══ Data entries

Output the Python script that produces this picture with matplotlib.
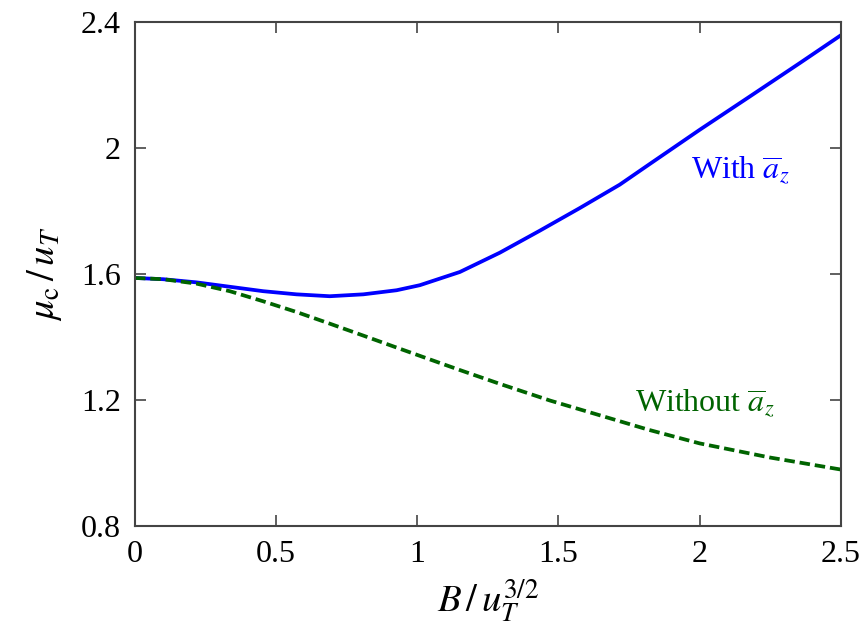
import numpy as np
import matplotlib
matplotlib.use('Agg')
import matplotlib.pyplot as plt

plt.rcParams['font.family'] = 'serif'
plt.rcParams['font.serif'] = ['Liberation Serif', 'DejaVu Serif']
plt.rcParams['mathtext.fontset'] = 'stix'

# values
x_with = [0, 0.1, 0.218, 0.336, 0.454, 0.572, 0.69, 0.809, 0.927, 1.009, 1.151,
          1.292, 1.434, 1.576, 1.717, 1.824, 2.0, 2.178, 2.355, 2.5]
y_with = [1.588, 1.584, 1.574, 1.560, 1.546, 1.536, 1.530, 1.536, 1.549, 1.565, 1.607,
          1.668, 1.738, 1.810, 1.884, 1.950, 2.058, 2.164, 2.270, 2.358]

x_without = [0, 0.1, 0.218, 0.336, 0.454, 0.572, 0.69, 0.809, 0.927, 1.021, 1.15,
             1.292, 1.47, 1.647, 1.82, 2.0, 2.25, 2.5]
y_without = [1.588, 1.584, 1.570, 1.546, 1.514, 1.480, 1.443, 1.405, 1.367, 1.337, 1.296,
             1.252, 1.199, 1.152, 1.106, 1.063, 1.018, 0.980]

xticks = [0, 0.5, 1, 1.5, 2, 2.5]
xtick_labels = ['0', '0.5', '1', '1.5', '2', '2.5']
yticks = [0.8, 1.2, 1.6, 2.0, 2.4]
ytick_labels = ['0.8', '1.2', '1.6', '2', '2.4']

fig = plt.figure(figsize=(8.65, 6.31), dpi=100)
ax = fig.add_axes([0.156, 0.166, 0.816, 0.799])

ax.plot(x_with, y_with, color='#0000ff', lw=2.7, solid_joinstyle='round')
ax.plot(x_without, y_without, color='#006400', lw=2.7, dashes=(2.8, 1.3))

ax.text(2.146, 1.93, r'With $\overline{a}_z$', color='#0000ff', fontsize=23,
        ha='center', va='center')
ax.text(2.018, 1.19, r'Without $\overline{a}_z$', color='#006400', fontsize=23,
        ha='center', va='center')

ax.set_xlim(0, 2.5)
ax.set_ylim(0.8, 2.4)
ax.set_xticks(xticks)
ax.set_xticklabels(xtick_labels)
ax.set_yticks(yticks)
ax.set_yticklabels(ytick_labels)
ax.tick_params(direction='in', length=8, width=1.2, color='#444444', labelsize=23,
               top=True, right=True, pad=10)
for s in ax.spines.values():
    s.set_color('#444444')
    s.set_linewidth(1.5)

ax.set_xlabel(r'$B\,/\,u_T^{3/2}$', fontsize=28, labelpad=6)
ax.set_ylabel(r'$\mu_{\mathrm{c}}\,/\,u_T$', fontsize=28, labelpad=12)

fig.savefig('out.png', dpi=100)
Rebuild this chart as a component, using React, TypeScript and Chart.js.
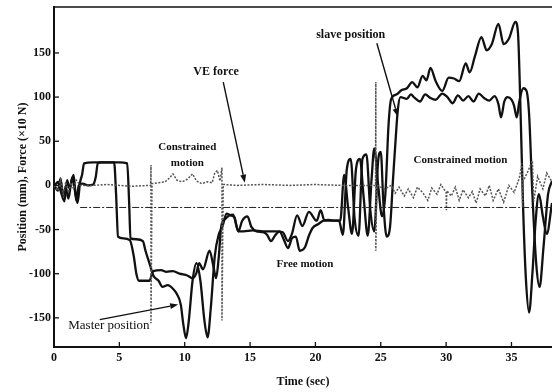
import React, { useEffect, useRef } from 'react';
import { Chart, registerables } from 'chart.js';

Chart.register(...registerables);

const X_MIN = 0;
const X_MAX = 38.1;
const Y_MIN = -183;
const Y_MAX = 202;

const xTickValues = [0, 5, 10, 15, 20, 25, 30, 35];
const yTickValues = [-150, -100, -50, 0, 50, 100, 150];

const masterPosition: [number, number][] = [
  [0, -2], [0.3, 4], [0.5, -6], [0.8, -18], [1.0, 6], [1.2, -4], [1.4, 9], [1.6, -6], [1.8, -20], [2.0, 4],
  [2.15, 12], [2.3, 25], [3, 26], [4, 26], [5, 26], [5.6, 25], [5.75, -20], [5.85, -60], [6.3, -61], [6.8, -63],
  [7.0, -74], [7.3, -88], [7.6, -102], [8.0, -108], [8.3, -115], [8.7, -113], [9.1, -117], [9.4, -123], [9.7, -135],
  [9.9, -158], [10.1, -173], [10.3, -155], [10.6, -108], [10.9, -88], [11.2, -108], [11.5, -152], [11.75, -172],
  [12.0, -138], [12.3, -80], [12.6, -56], [12.9, -46], [13.2, -32], [13.5, -34], [13.8, -36], [14.1, -52], [14.4, -40],
  [14.8, -35], [15.1, -47], [15.5, -52], [16.0, -53], [16.3, -56], [16.6, -63], [16.9, -57], [17.25, -52], [17.6, -62],
  [17.9, -71], [18.2, -60], [18.5, -58], [18.8, -74], [19.2, -70], [19.5, -57], [19.8, -48], [20.2, -44], [20.6, -40],
  [21.0, -39], [21.5, -40], [21.9, -40], [22.2, 12], [22.5, -25], [22.8, -55], [23.1, 18], [23.4, 30], [23.7, -15],
  [24.0, -57], [24.3, 8], [24.5, 42], [24.8, 0], [25.1, -35], [25.35, -10], [25.6, 70], [25.8, 98], [26.2, 103],
  [26.6, 108], [27.0, 110], [27.4, 117], [27.8, 111], [28.2, 124], [28.5, 119], [28.8, 133], [29.2, 118], [29.7, 107],
  [30.2, 122], [30.6, 121], [31.0, 118], [31.5, 138], [31.8, 128], [32.2, 146], [32.7, 168], [33.1, 153], [33.5, 160],
  [34.0, 183], [34.4, 160], [34.8, 166], [35.3, 185], [35.5, 172], [35.7, 80], [35.9, -30], [36.1, -105], [36.35, -144],
  [36.6, -100], [36.85, -40], [37.1, -10], [37.4, -35], [37.7, -55], [38.1, -20],
];

const slavePosition: [number, number][] = [
  [0, 1], [0.3, -6], [0.5, 8], [0.7, -12], [0.9, -2], [1.1, -15], [1.3, 2], [1.5, 12], [1.7, -17], [1.9, 0],
  [2.2, 2], [2.6, 0], [3.0, 1], [3.2, 10], [3.35, 25], [3.6, 26], [4.6, 26], [4.75, -10], [4.9, -58], [5.3, -60],
  [5.8, -62], [6.1, -80], [6.3, -100], [6.5, -108], [7.3, -108], [7.6, -97], [8.2, -96], [8.6, -98], [9.1, -97],
  [9.6, -100], [10.2, -102], [10.6, -105], [10.9, -99], [11.1, -88], [11.4, -95], [11.9, -74], [12.2, -92], [12.4, -105],
  [12.6, -82], [12.8, -46], [13.1, -38], [13.4, -34], [13.7, -33], [14.1, -52], [14.5, -52], [15.2, -51], [16.0, -52],
  [17.0, -52], [17.5, -53], [17.9, -63], [18.2, -55], [18.6, -34], [19.0, -46], [19.5, -30], [20.1, -40], [20.4, -28],
  [20.7, -40], [21.2, -40], [21.8, -40], [22.1, -56], [22.4, 18], [22.7, 30], [23.0, -38], [23.3, -57], [23.6, 30],
  [23.9, 35], [24.2, -28], [24.5, -52], [24.8, 28], [25.0, 38], [25.2, -20], [25.45, -58], [25.7, -48], [25.95, 10],
  [26.15, 55], [26.3, 85], [26.5, 100], [27.0, 98], [27.3, 103], [27.6, 99], [28.0, 95], [28.4, 103], [28.8, 99],
  [29.2, 97], [29.7, 104], [30.1, 100], [30.5, 93], [30.9, 102], [31.3, 96], [31.7, 101], [32.1, 95], [32.5, 104],
  [32.9, 99], [33.3, 96], [33.7, 101], [34.0, 92], [34.2, 77], [34.45, 95], [34.7, 100], [35.0, 97], [35.2, 90],
  [35.4, 77], [35.6, 95], [35.9, 110], [36.15, 107], [36.35, 80], [36.6, -10], [36.9, -90], [37.15, -115],
  [37.45, -70], [37.8, -10], [38.1, 5],
];

const veForce: [number, number][] = [
  [0, 0], [0.3, -6], [0.5, 6], [0.7, -10], [0.9, 4], [1.1, -8], [1.3, 3], [1.5, -4], [1.7, 6], [2.0, 0],
  [3, 0], [4, 1], [5, 0], [6, -1], [7.4, 0], [7.42, 23], [7.42, -156], [7.5, 2], [8.0, 3], [8.5, 4],
  [8.8, 8], [9.1, 13], [9.4, 6], [9.8, 4], [10.2, 7], [10.6, 13], [10.9, 5], [11.3, 2], [11.7, 4], [12.1, 3],
  [12.3, 14], [12.5, 17], [12.7, 5], [12.85, 20], [12.85, -153], [12.95, 1], [14, 0], [16, 1], [18, 0], [20, 1],
  [22, 0], [24.6, 0], [24.62, 117], [24.62, -74], [24.7, 0], [25.3, -4], [25.8, 0], [26.1, -9], [26.4, -2],
  [26.8, -12], [27.1, -4], [27.5, -14], [27.8, -2], [28.2, -8], [28.6, -17], [28.9, -3], [29.3, -10], [29.6, 1],
  [30.0, -8], [30.02, -28], [30.05, -6], [30.4, -12], [30.7, -2], [31.0, -17], [31.3, -5], [31.7, -14], [32.0, -7],
  [32.3, -20], [32.6, -4], [33.0, -12], [33.3, 0], [33.6, -17], [34.0, -4], [34.4, -19], [34.8, 0], [35.2, -8],
  [35.6, 8], [35.8, 25], [35.85, -25], [35.9, 5], [36.2, 14], [36.6, 28], [36.7, -18], [37.0, 10], [37.4, -4],
  [37.7, 14], [38.1, 4],
];

const referenceLevel: [number, number][] = [[2, -25], [38.1, -25]];

const labelTexts = ['VE force', 'slave position', 'Master position', 'Constrained', 'motion', 'Free motion', 'Constrained motion'];
const labelAnchors: [number, number][] = [[12.4, 128], [22.7, 170], [4.2, -159], [10.2, 43], [10.2, 25], [19.2, -89], [31.1, 29]];
const arrowStarts: [number, number][] = [[12.95, 117], [24.7, 161], [3.5, -152]];
const arrowEnds: [number, number][] = [[14.6, 3], [26.3, 78], [9.5, -135]];

const SERIF = '"Liberation Serif", "DejaVu Serif", serif';

const toXY = (arr: [number, number][]) => arr.map(([x, y]) => ({ x, y }));

const framePlugin = {
  id: 'frame',
  afterDatasetsDraw(chart: any) {
    const { ctx, chartArea, scales } = chart;
    const xs = scales.x;
    const ys = scales.y;
    ctx.save();
    ctx.strokeStyle = '#111';
    ctx.lineWidth = 1.5;
    ctx.beginPath();
    ctx.moveTo(chartArea.left, chartArea.top);
    ctx.lineTo(chartArea.right, chartArea.top);
    ctx.stroke();
    ctx.lineWidth = 1.3;
    xTickValues.forEach((v) => {
      const px = xs.getPixelForValue(v);
      ctx.beginPath();
      ctx.moveTo(px, chartArea.bottom);
      ctx.lineTo(px, chartArea.bottom - 5);
      ctx.stroke();
    });
    yTickValues.forEach((v) => {
      const py = ys.getPixelForValue(v);
      ctx.beginPath();
      ctx.moveTo(chartArea.left, py);
      ctx.lineTo(chartArea.left + 5, py);
      ctx.stroke();
    });

    // annotations
    ctx.fillStyle = '#111';
    ctx.textAlign = 'center';
    ctx.textBaseline = 'middle';
    labelTexts.forEach((t, i) => {
      const [lx, ly] = labelAnchors[i];
      let font = `bold 11px ${SERIF}`;
      if (t === 'VE force' || t === 'slave position') font = `bold 12px ${SERIF}`;
      if (t === 'Master position') font = `13px ${SERIF}`;
      ctx.font = font;
      ctx.fillText(t, xs.getPixelForValue(lx), ys.getPixelForValue(ly));
    });

    ctx.lineWidth = 1.4;
    arrowStarts.forEach((s, i) => {
      const e = arrowEnds[i];
      const x1 = xs.getPixelForValue(s[0]);
      const y1 = ys.getPixelForValue(s[1]);
      const x2 = xs.getPixelForValue(e[0]);
      const y2 = ys.getPixelForValue(e[1]);
      const ang = Math.atan2(y2 - y1, x2 - x1);
      const len = 8;
      const hw = 3;
      const bx = x2 - len * Math.cos(ang);
      const by = y2 - len * Math.sin(ang);
      ctx.beginPath();
      ctx.moveTo(x1, y1);
      ctx.lineTo(bx, by);
      ctx.stroke();
      ctx.beginPath();
      ctx.moveTo(x2, y2);
      ctx.lineTo(bx + hw * Math.sin(ang), by - hw * Math.cos(ang));
      ctx.lineTo(bx - hw * Math.sin(ang), by + hw * Math.cos(ang));
      ctx.closePath();
      ctx.fill();
    });
    ctx.restore();
  },
};

export default function App() {
  const ref = useRef<HTMLCanvasElement | null>(null);

  useEffect(() => {
    if (!ref.current) return;
    const chart = new Chart(ref.current, {
      type: 'line',
      data: {
        datasets: [
          {
            label: 'Reference level',
            data: toXY(referenceLevel),
            borderColor: '#222',
            borderWidth: 1,
            borderDash: [7, 2, 2, 2],
            pointRadius: 0,
            tension: 0,
          },
          {
            label: 'VE force',
            data: toXY(veForce),
            borderColor: '#555',
            borderWidth: 1.5,
            borderDash: [2, 1.5],
            pointRadius: 0,
            tension: 0,
          },
          {
            label: 'Slave position',
            data: toXY(slavePosition),
            borderColor: '#111',
            borderWidth: 2.3,
            pointRadius: 0,
            cubicInterpolationMode: 'monotone',
          },
          {
            label: 'Master position',
            data: toXY(masterPosition),
            borderColor: '#111',
            borderWidth: 2.3,
            pointRadius: 0,
            cubicInterpolationMode: 'monotone',
          },
        ],
      },
      options: {
        animation: false,
        responsive: false,
        layout: { padding: { top: 7, right: 0, left: 0, bottom: 0 } },
        plugins: { legend: { display: false }, tooltip: { enabled: false } },
        scales: {
          x: {
            type: 'linear',
            min: X_MIN,
            max: X_MAX,
            grid: { display: false, drawTicks: false },
            border: { display: true, color: '#111', width: 2 },
            ticks: {
              stepSize: 5,
              padding: 4,
              color: '#111',
              font: { family: SERIF, size: 12, weight: 'bold' },
              includeBounds: false,
            },
            afterBuildTicks: (scale: any) => {
              scale.ticks = xTickValues.map((v) => ({ value: v }));
            },
            afterFit: (scale: any) => {
              scale.height = 45;
            },
            title: {
              display: true,
              text: 'Time (sec)',
              color: '#111',
              font: { family: SERIF, size: 12, weight: 'bold' },
              padding: { top: 0, bottom: 3 },
            },
          },
          y: {
            type: 'linear',
            min: Y_MIN,
            max: Y_MAX,
            grid: { display: false, drawTicks: false },
            border: { display: true, color: '#111', width: 2 },
            ticks: {
              stepSize: 50,
              padding: 3,
              color: '#111',
              font: { family: SERIF, size: 12, weight: 'bold' },
              includeBounds: false,
            },
            afterBuildTicks: (scale: any) => {
              scale.ticks = yTickValues.map((v) => ({ value: v }));
            },
            afterFit: (scale: any) => {
              scale.width = 54;
              scale.paddingTop = 0;
              scale.paddingBottom = 0;
            },
            title: {
              display: true,
              text: 'Position (mm), Force (×10 N)',
              color: '#111',
              font: { family: SERIF, size: 12, weight: 'bold' },
              padding: { top: 16, bottom: 0 },
            },
          },
        },
      },
      plugins: [framePlugin],
    } as any);
    return () => chart.destroy();
  }, []);

  return (
    <div style={{ position: 'absolute', left: 0, top: 0, width: 552, height: 392, background: '#fff' }}>
      <canvas ref={ref} width={552} height={392} style={{ display: 'block', width: 552, height: 392 }} />
    </div>
  );
}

════

**Exercise requirements:**
Only the lines from the top of the records through the line with "plt.rcParams['mathtext.fontset'] = 'stix'" belong in the copy; write them out exactly, leaving out pictures.

**Problem solution:**
Output the Python script that produces this picture with matplotlib.
import numpy as np
import matplotlib
matplotlib.use('Agg')
import matplotlib.pyplot as plt

plt.rcParams['font.family'] = 'serif'
plt.rcParams['font.serif'] = ['Liberation Serif', 'DejaVu Serif']
plt.rcParams['mathtext.fontset'] = 'stix'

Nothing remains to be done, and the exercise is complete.